Depuis plus de trente ans, le pessimisme caractérise la société française, caracolant à des niveaux extrêmement élevés : sentiment massif que l’on vivra demain moins bien qu’hier, que le pays va dans la mauvaise direction, que les dirigeants ne sont pas capables de le tirer de l’ornière, etc. En 2012, l’élection présidentielle n’était pas parvenue à inverser ces tendances lourdes, même brièvement, même à la marge. Dès l’été, les Français, sous le coup de la rafale de plans sociaux de l’époque et de la hausse de la fiscalité, broyaient du noir, donnant le sentiment qu’il n’y aurait plus jamais d’état de grâce dans la foulée d’une élection présidentielle. Or, ce n’est pas le cas aujourd’hui et cela est devenu si rare qu’il faut le souligner : avec l’élection d’Emmanuel Macron, le déclinisme a soudain régressé de 19 points ! 67 % de nos concitoyens estiment que le pays est en déclin, ils étaient 86 % en 2016, 79 % en 2015 et 85 % en 2014. Et parmi ces 67 %, seuls 19 % considèrent qu’il s’agit d’un déclin irréversible, 48 % jugeant au contraire qu’il peut s’inverser. De même, 34 % des Français pensent qu’avec Macron la situation du pays va s’améliorer, 24 % qu’elle va se détériorer : ce n’est pas encore un grand souffle d’espérance, loin de là, mais c’est un différentiel positif que l’on n’avait pas connu depuis plus de dix ans. 

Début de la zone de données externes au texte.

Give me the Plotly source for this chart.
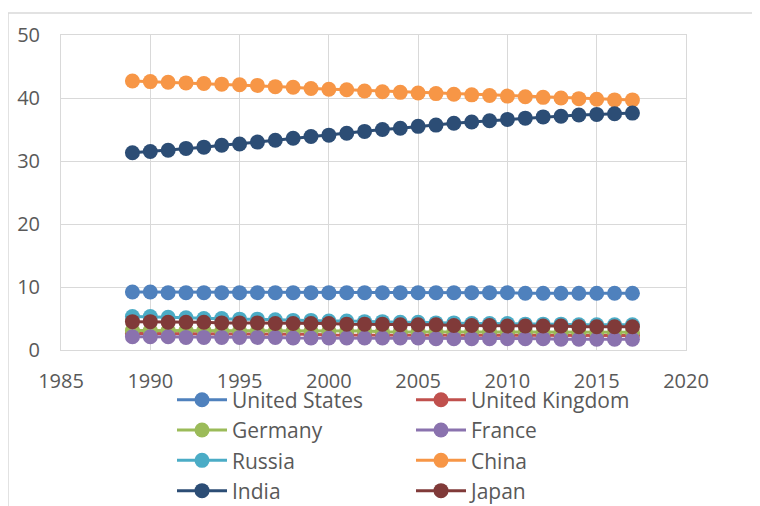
import plotly.graph_objects as go

years = list(range(1989, 2018))

united_states = [9.2, 9.2, 9.1, 9.1, 9.1, 9.1, 9.1, 9.1, 9.1, 9.1, 9.1, 9.1, 9.1, 9.1, 9.1,
                 9.1, 9.1, 9.1, 9.1, 9.1, 9.1, 9.1, 9.0, 9.0, 9.0, 9.0, 9.0, 9.0, 9.0]
united_kingdom = [2.6, 2.6, 2.6, 2.6, 2.5, 2.5, 2.5, 2.5, 2.5, 2.5, 2.5, 2.4, 2.4, 2.4, 2.4,
                  2.4, 2.4, 2.4, 2.4, 2.4, 2.3, 2.3, 2.3, 2.3, 2.3, 2.3, 2.3, 2.3, 2.3]
germany = [3.1, 3.1, 3.1, 3.1, 3.1, 3.0, 3.0, 3.0, 3.0, 3.0, 3.0, 3.0, 3.0, 3.0, 2.9,
           2.9, 2.9, 2.9, 2.9, 2.9, 2.9, 2.9, 2.9, 2.8, 2.8, 2.8, 2.8, 2.8, 2.8]
france = [2.1, 2.1, 2.1, 2.0, 2.0, 2.0, 2.0, 2.0, 2.0, 1.9, 1.9, 1.9, 1.9, 1.9, 1.9,
          1.9, 1.9, 1.8, 1.8, 1.8, 1.8, 1.8, 1.8, 1.8, 1.7, 1.7, 1.7, 1.7, 1.7]
russia = [5.3, 5.3, 5.2, 5.1, 5.0, 5.0, 4.9, 4.9, 4.8, 4.7, 4.7, 4.6, 4.6, 4.5, 4.5,
          4.4, 4.4, 4.3, 4.3, 4.2, 4.2, 4.2, 4.1, 4.1, 4.1, 4.0, 4.0, 4.0, 4.0]
china = [42.7, 42.6, 42.5, 42.4, 42.3, 42.2, 42.1, 42.0, 41.8, 41.7, 41.5, 41.4, 41.3, 41.1, 41.0,
         40.9, 40.8, 40.7, 40.6, 40.5, 40.4, 40.3, 40.2, 40.1, 40.0, 39.9, 39.8, 39.7, 39.7]
india = [31.3, 31.5, 31.7, 32.0, 32.2, 32.5, 32.7, 33.0, 33.3, 33.6, 33.9, 34.1, 34.4, 34.7, 35.0,
         35.2, 35.5, 35.7, 36.0, 36.2, 36.4, 36.6, 36.8, 37.0, 37.1, 37.3, 37.4, 37.5, 37.6]
japan = [4.5, 4.5, 4.4, 4.4, 4.4, 4.3, 4.3, 4.3, 4.2, 4.2, 4.2, 4.2, 4.1, 4.1, 4.1,
         4.0, 4.0, 4.0, 3.9, 3.9, 3.9, 3.8, 3.8, 3.8, 3.8, 3.7, 3.7, 3.7, 3.7]

series = [
    ("United States", united_states, "#4F81BD"),
    ("United Kingdom", united_kingdom, "#C0504D"),
    ("Germany", germany, "#9BBB59"),
    ("France", france, "#8A72AE"),
    ("Russia", russia, "#4BACC6"),
    ("China", china, "#F79646"),
    ("India", india, "#2C4D75"),
    ("Japan", japan, "#803A39"),
]

x_ticks = [1985, 1990, 1995, 2000, 2005, 2010, 2015, 2020]
y_ticks = [0, 10, 20, 30, 40, 50]

fig = go.Figure()
for name, vals, color in series:
    fig.add_trace(go.Scatter(
        x=years, y=vals, name=name, mode="lines+markers",
        line=dict(color=color, width=3),
        marker=dict(color=color, size=15),
    ))

font_family = "Open Sans"
grid = "#D9D9D9"

# page body adds an 8px offset, so the figure is 752x498 and shifted by -8
fig.update_layout(
    width=752, height=498,
    margin=dict(l=53, r=74, t=27, b=156, autoexpand=False),
    paper_bgcolor="white", plot_bgcolor="white",
    font=dict(family=font_family, size=20, color="#595959"),
    showlegend=True,
    legend=dict(
        orientation="h", x=0.1776, xanchor="left", y=-0.094, yanchor="top",
        itemwidth=50, entrywidth=174, entrywidthmode="pixels",
        font=dict(family=font_family, size=21, color="#595959"),
        bgcolor="rgba(0,0,0,0)",
    ),
    xaxis=dict(
        range=[1985, 2020], tickvals=x_ticks, ticktext=[str(v) for v in x_ticks],
        showgrid=True, gridcolor=grid, gridwidth=1,
        showline=True, linecolor=grid, linewidth=1, mirror=True,
        zeroline=False, ticks="", ticklabelstandoff=13,
    ),
    yaxis=dict(
        range=[0, 50], tickvals=y_ticks, ticktext=[str(v) for v in y_ticks],
        showgrid=True, gridcolor=grid, gridwidth=1,
        showline=True, linecolor=grid, linewidth=1, mirror=True,
        zeroline=False, ticks="", ticklabelstandoff=16,
    ),
    shapes=[
        dict(type="line", xref="paper", yref="paper", x0=-0.0848, x1=-0.0848,
             y0=1.0698, y1=-0.5, line=dict(color=grid, width=1.5), layer="below"),
        dict(type="line", xref="paper", yref="paper", x0=-0.0848, x1=1.12,
             y0=1.0698, y1=1.0698, line=dict(color=grid, width=1.5), layer="below"),
    ],
)

fig.write_html("out.html")
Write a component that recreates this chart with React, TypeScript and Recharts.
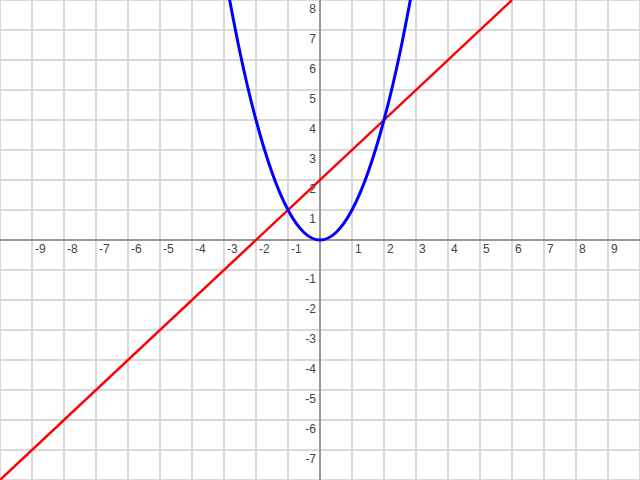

Deuxième observation : cet optimisme relatif, ou ce moindre pessimisme, touche toutes les familles politiques et toutes les catégories sociales. Certes, 10 points séparent les ouvriers et les employés des cadres moyens et supérieurs sur la question du déclin, les premiers étant plus inquiets. Certes, les jeunes le sont plus que les séniors. Et bien évidemment, le déclinisme reste un marqueur fort des sympathisants FN mais aussi LR et, dans une moindre mesure, de ceux de la France insoumise, tandis qu’il est minoritaire chez les électeurs du PS et de La République en marche ! (REM). Les fractures politiques et sociales n’ont donc pas disparu mais, au-delà de ces différences de niveau, l’amélioration est générale. Et cela est plus inattendu : on peut ne pas avoir voté pour REM et, malgré cela, avoir le sentiment que les choses pourraient maintenant aller mieux. 

Troisième observation : ce regain d’optimisme confirme bien que pour les Français, une partie des problèmes du pays provenait de blocages générés par notre propre système politique – des oppositions jugées factices ou stériles, des alternances gauche-droite tuant progressivement toute espérance et vidant de leur substance l’intérêt de l’élection, des oppositions de droite et de gauche peu créatives et attendant seulement l’épuisement de la majorité pour une nouvelle fois la remplacer au pouvoir, des responsables donnant le sentiment d’être coupés des réalités. La société s’éprouvait comme agile et bloquée par le politique, et elle enrageait de cela depuis trois ou quatre ans. Littéralement. C’est ce bouchon qu’a fait sauter Emmanuel Macron, en composant une offre politique et un gouvernement associant différentes sensibilités et, surtout, de nombreuses personnalités qui ne sont pas issues du sérail politique. 

Quatrième observation : ce regain d’optimisme est en conséquence fragile. Il n’y a pas d’enthousiasme, comme, par exemple, en 1981 et, dans une moindre mesure, en 2007. Pas non plus de Français qui descendent dans la rue ni de grandes fêtes populaires. Pas enfin de mesures particulières qui susciteraient une adhésion extrêmement forte. Ce que l’on espère, c’est que l’audace de ce jeune homme de 39 ans qui a cassé les codes traditionnels va enfin permettre de débloquer le pays. Et il fallait aussi de l’audace pour élire un tel OVNI et lui donner tous les leviers du pouvoir. On est dans la logique du donnant-donnant.

Emmanuel Macron reste donc un président sous surveillance, que l’on observe à distance mais minutieusement et auquel on accepte de donner sa chance, en étant raisonnablement plus optimiste. Mais sans baisser la garde.